Ok the question is obviously wrong as it stands, but I'm wondering how can I choose storage implementations on Oracle as I would for MySQL, say I want one table to MyIsam like and another for Archiving only and one Black Hole style for test purposes. How would I go around to doing this within a single Schema, or something similar that would meet these needs?

A: 

You may use ORGANIZATION EXTERNAL:

CREATE TABLE ORGANIZATION EXTERNAL

and select an access driver to use with it.
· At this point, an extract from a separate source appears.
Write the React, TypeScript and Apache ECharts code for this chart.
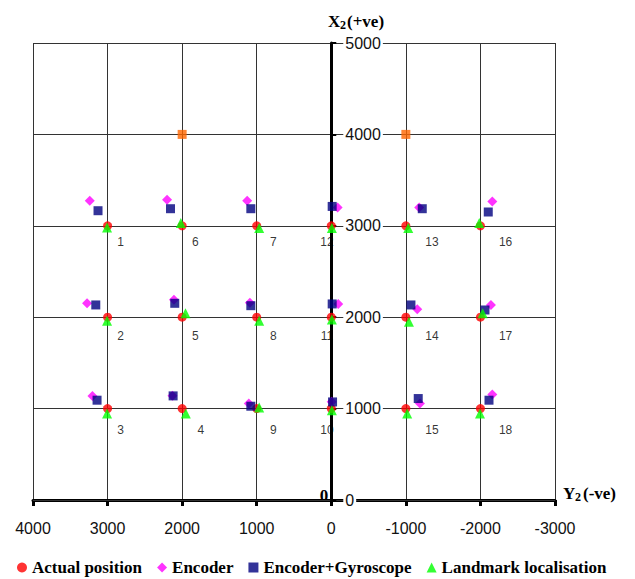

As for now, Oracle has ORACLE_LOADER to access CSV and like text tables (read-only), and ORACLE_DATAPUMP to read and write binary data (in custom format).

Quassnoi
Have a link to a tutorial on that?
Robert Gould
Sorry, it seems you cannot develop one youself, yet :)
Quassnoi
Thanks for the try anyways. That might come in handy for another thing I need to do.
Robert Gould
External tables are not a storage engine concept. They are used to read text files from Oracle and their purpose is to load data from text files into the database. You cannot perform DML operations on those.
Yas
+1  A: 

Oracle does not have a storage engine concept like Mysql does. It stores all tables in its own format in datafiles. What you can do is use different tablespaces and store them on different disks whose performance characteristics may be different.

The concepts guide may help you understand how Oracle works.